Just three years before this, Noel Marshall’s infamous Roar dropped jaws by putting a real film crew in the middle of a big-cat deathtrap. Think that was reckless? The Italians saw it and said, “Hold my wine.” Their answer? Turn loose wild animals in the streets of Frankfurt—at night. This wasn’t filmmaking, it was a straight-up public safety hazard. Prosperi unleashes a parade of animal mayhem: massive elephants storming down airport runways, big cats tearing through a slaughterhouse like it’s feeding time, a polar bear stalking schoolchildren, a tiger loose in the subway, a cheetah zipping through city traffic, and a helpless cat ambushed by killer rats. It’s one savage set-piece after another. The whole shoot was a ticking time bomb. It did end in tragedy—for the animals. But the actors barely made it out unscathed. What’s wild is that most of the danger made it into the final cut, like Di Leo’s way-too-close encounter with a polar bear. Even Prosperi got nailed—an elephant crushed his foot during that airport runway scene. It’s all there, raw and unfiltered.
It’s hard not to feel both stunned and sick while watching Wild Beasts—equal parts admiration and disgust. The movie’s tactics may be indefensible, but they sure as hell serve the horror. Prosperi may be playing in fiction, but he doesn’t fake it—he brings in mondo lunacy to give the terror some actual teeth. Prosperi shoves mondo grit into every frame, making this one of the most jarringly “real” animal horror flicks you’ll ever crawl through. The scares in Wild Beasts are savage, sure—but it’s the way sound and image come together that makes it feel like a punch to the brainstem. Mario Morra’s editing, honed on mondo documentaries, slices between actual and staged violence so seamlessly that the boundary dissolves. What you’re left with is a piece of exploitation so meticulously deranged it becomes high art in disguise.

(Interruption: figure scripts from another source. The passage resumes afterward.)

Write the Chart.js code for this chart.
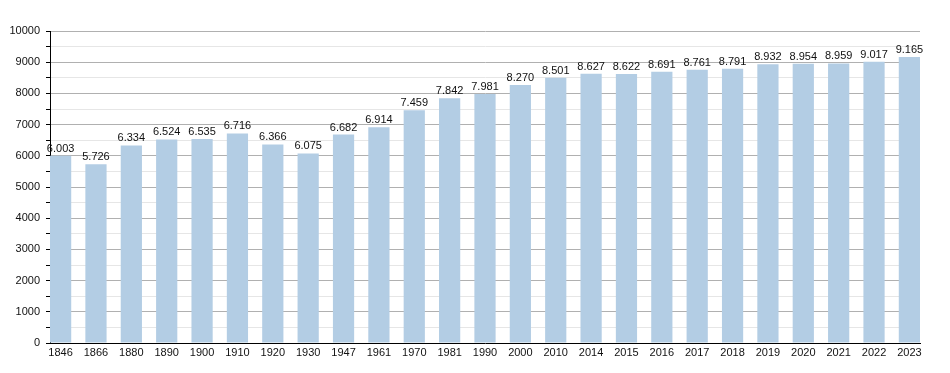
<!DOCTYPE html>
<html>
<head>
<meta charset="utf-8">
<script src="https://cdn.jsdelivr.net/npm/chart.js@4"></script>
<style>
  html, body { margin: 0; padding: 0; background: #fff; }
  #wrap { width: 950px; height: 373px; }
</style>
</head>
<body>
<div id="wrap"><canvas id="chart" width="950" height="373"></canvas></div>
<script>
var years = ["1846","1866","1880","1890","1900","1910","1920","1930","1947","1961","1970","1981","1990","2000","2010","2014","2015","2016","2017","2018","2019","2020","2021","2022","2023"];
var population = [6003, 5726, 6334, 6524, 6535, 6716, 6366, 6075, 6682, 6914, 7459, 7842, 7981, 8270, 8501, 8627, 8622, 8691, 8761, 8791, 8932, 8954, 8959, 9017, 9165];
var yTicks = [0, 1000, 2000, 3000, 4000, 5000, 6000, 7000, 8000, 9000, 10000];

function fmt(v) {
  var s = String(v);
  return s.length > 3 ? s.slice(0, s.length - 3) + "." + s.slice(-3) : s;
}

var points = population.map(function (v, i) { return { x: i, y: v }; });

// draws the value above each bar
var valueLabels = {
  id: "valueLabels",
  afterDatasetsDraw: function (chart) {
    var ctx = chart.ctx;
    var meta = chart.getDatasetMeta(0);
    ctx.save();
    ctx.font = "11px 'Liberation Sans', Arial, sans-serif";
    ctx.fillStyle = "#111";
    ctx.textAlign = "center";
    ctx.textBaseline = "alphabetic";
    meta.data.forEach(function (bar, i) {
      ctx.fillText(fmt(population[i]), bar.x, bar.y - 4);
    });
    ctx.restore();
  }
};

new Chart(document.getElementById("chart"), {
  type: "bar",
  data: {
    datasets: [{
      data: points,
      backgroundColor: "#b3cde4",
      borderWidth: 0,
      barPercentage: 0.6,
      categoryPercentage: 1
    }]
  },
  options: {
    responsive: false,
    animation: false,
    layout: { padding: { top: 31, right: 30, left: 0, bottom: 0 } },
    plugins: { legend: { display: false }, tooltip: { enabled: false } },
    scales: {
      x: {
        type: "linear",
        offset: false,
        min: -0.3,
        max: years.length - 0.7,
        afterBuildTicks: function (axis) {
          axis.ticks = years.map(function (y, i) { return { value: i }; });
        },
        afterFit: function (axis) { axis.height = 30; },
        ticks: {
          autoSkip: false,
          maxRotation: 0,
          padding: 3,
          color: "#111",
          font: { family: "'Liberation Sans', Arial, sans-serif", size: 11 },
          callback: function (v) { return years[v]; }
        },
        grid: { display: false, drawTicks: false, offset: false },
        border: { color: "#000", width: 1 }
      },
      y: {
        min: 0,
        max: 10000,
        afterBuildTicks: function (axis) {
          var t = [];
          for (var v = 0; v <= 10000; v += 500) t.push({ value: v });
          axis.ticks = t;
        },
        afterFit: function (axis) { axis.width = 50; },
        ticks: {
          autoSkip: false,
          padding: 6,
          color: "#111",
          font: { family: "'Liberation Sans', Arial, sans-serif", size: 11 },
          callback: function (v) { return yTicks.indexOf(v) >= 0 ? String(v) : ""; }
        },
        grid: {
          tickLength: 4,
          color: function (c) {
            if (c.tick && c.tick.value === 0) return "rgba(0,0,0,0)";
            return c.tick && c.tick.value % 1000 === 0 ? "#b0b0b0" : "#e6e6e6";
          },
          tickColor: "#000"
        },
        border: { color: "#000", width: 1 }
      }
    }
  },
  plugins: [valueLabels]
});
</script>
</body>
</html>
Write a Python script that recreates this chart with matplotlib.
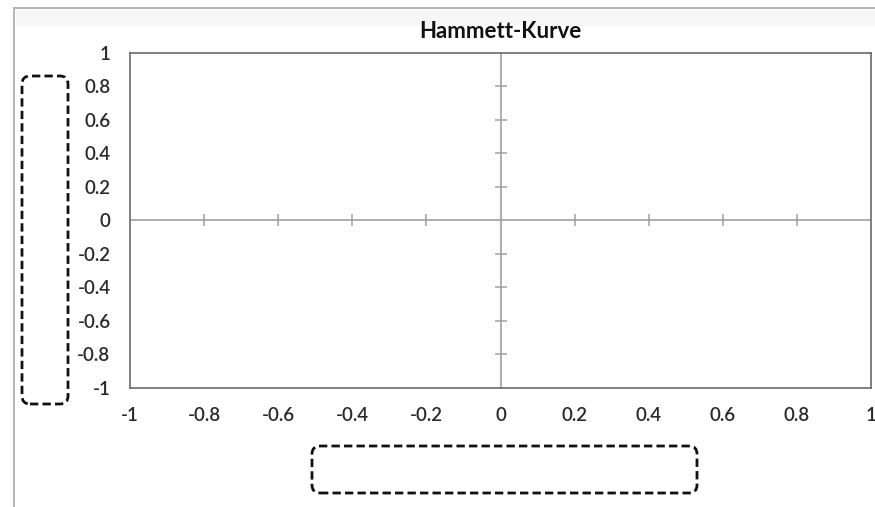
import matplotlib.pyplot as plt
from matplotlib.patches import FancyBboxPatch, Rectangle
from matplotlib.lines import Line2D
from matplotlib.transforms import IdentityTransform

title = 'Hammett-Kurve'
x_ticks = [-1, -0.8, -0.6, -0.4, -0.2, 0, 0.2, 0.4, 0.6, 0.8, 1]
y_ticks = [-1, -0.8, -0.6, -0.4, -0.2, 0, 0.2, 0.4, 0.6, 0.8, 1]
x_labels = ['-1', '-0.8', '-0.6', '-0.4', '-0.2', '0', '0.2', '0.4', '0.6', '0.8', '1']
y_labels = ['-1', '-0.8', '-0.6', '-0.4', '-0.2', '0', '0.2', '0.4', '0.6', '0.8', '1']

W, H = 875, 507
plt.rcParams['font.family'] = ['Lato', 'DejaVu Sans']

fig = plt.figure(figsize=(W / 100, H / 100), dpi=100)
fig.patch.set_facecolor('white')

px = IdentityTransform()

# outer chart border (cropped screenshot)
fig.add_artist(Rectangle((16, H - 26), W - 16, 16, transform=px,
                         facecolor='#f6f6f6', edgecolor='none'))
fig.add_artist(Line2D([14, W], [H - 8, H - 8], transform=px, color='#b4b4b4', lw=1.4))
fig.add_artist(Line2D([14, 14], [0, H - 8], transform=px, color='#b4b4b4', lw=1.4))

ax = fig.add_axes([130 / W, 1 - 388 / H, 741 / W, 335.5 / H])
ax.set_xlim(-1, 1)
ax.set_ylim(-1, 1)
for s in ax.spines.values():
    s.set_color('#6a6a6a')
    s.set_linewidth(1.2)

ax.set_xticks(x_ticks)
ax.set_xticklabels(x_labels, fontweight='semibold')
ax.set_yticks(y_ticks)
ax.set_yticklabels(y_labels, fontweight='semibold')
ax.tick_params(axis='x', length=0, pad=14, labelsize=13.5, labelcolor='#2a2a2a')
ax.tick_params(axis='y', length=0, pad=14, labelsize=13.5, labelcolor='#2a2a2a')

# axes crossing at zero, with cross ticks
ax.axhline(0, color='#a0a0a0', lw=1.2)
ax.axvline(0, color='#a0a0a0', lw=1.2)
inner_x = [v for v in x_ticks if v not in (-1, 0, 1)]
inner_y = [v for v in y_ticks if v not in (-1, 0, 1)]
ax.plot(inner_x, [0] * len(inner_x), linestyle='none', marker='|',
        markersize=9, markeredgewidth=1.1, color='#a0a0a0')
ax.plot([0] * len(inner_y), inner_y, linestyle='none', marker='_',
        markersize=9, markeredgewidth=1.1, color='#a0a0a0')

fig.text(500 / W, 1 - 31 / H, title, ha='center', va='center',
         fontsize=16, fontweight='bold', color='#111111')

# dashed placeholder boxes for axis titles
for x0, y0, w, h in [(22, H - 404, 46, 328), (312, H - 493, 385, 47)]:
    fig.add_artist(FancyBboxPatch((x0, y0), w, h, boxstyle='round,pad=0,rounding_size=8',
                                  transform=px, facecolor='none', edgecolor='#111111',
                                  lw=2, linestyle=(0, (3, 1.5))))

fig.savefig('out.png', dpi=100)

I know it’s wrong to like a movie with this much real animal suffering—but I’d be lying if I said I wasn’t a fan. Wild Beasts is rough, violent, and completely unfiltered Italian exploitation. It doesn’t pretend to be art—it’s all grit and guts, and it owns it. But what’s wild is how controlled it actually is: the structure, the timing, the way it builds toward a brutal, ironic finish that throws the mirror back at us. In the end, it’s not the zoo animals we should be afraid of—it’s ourselves. Its finale, as viscerally charged as it is morally unsettling, serves to indict humanity itself as the true apex predator.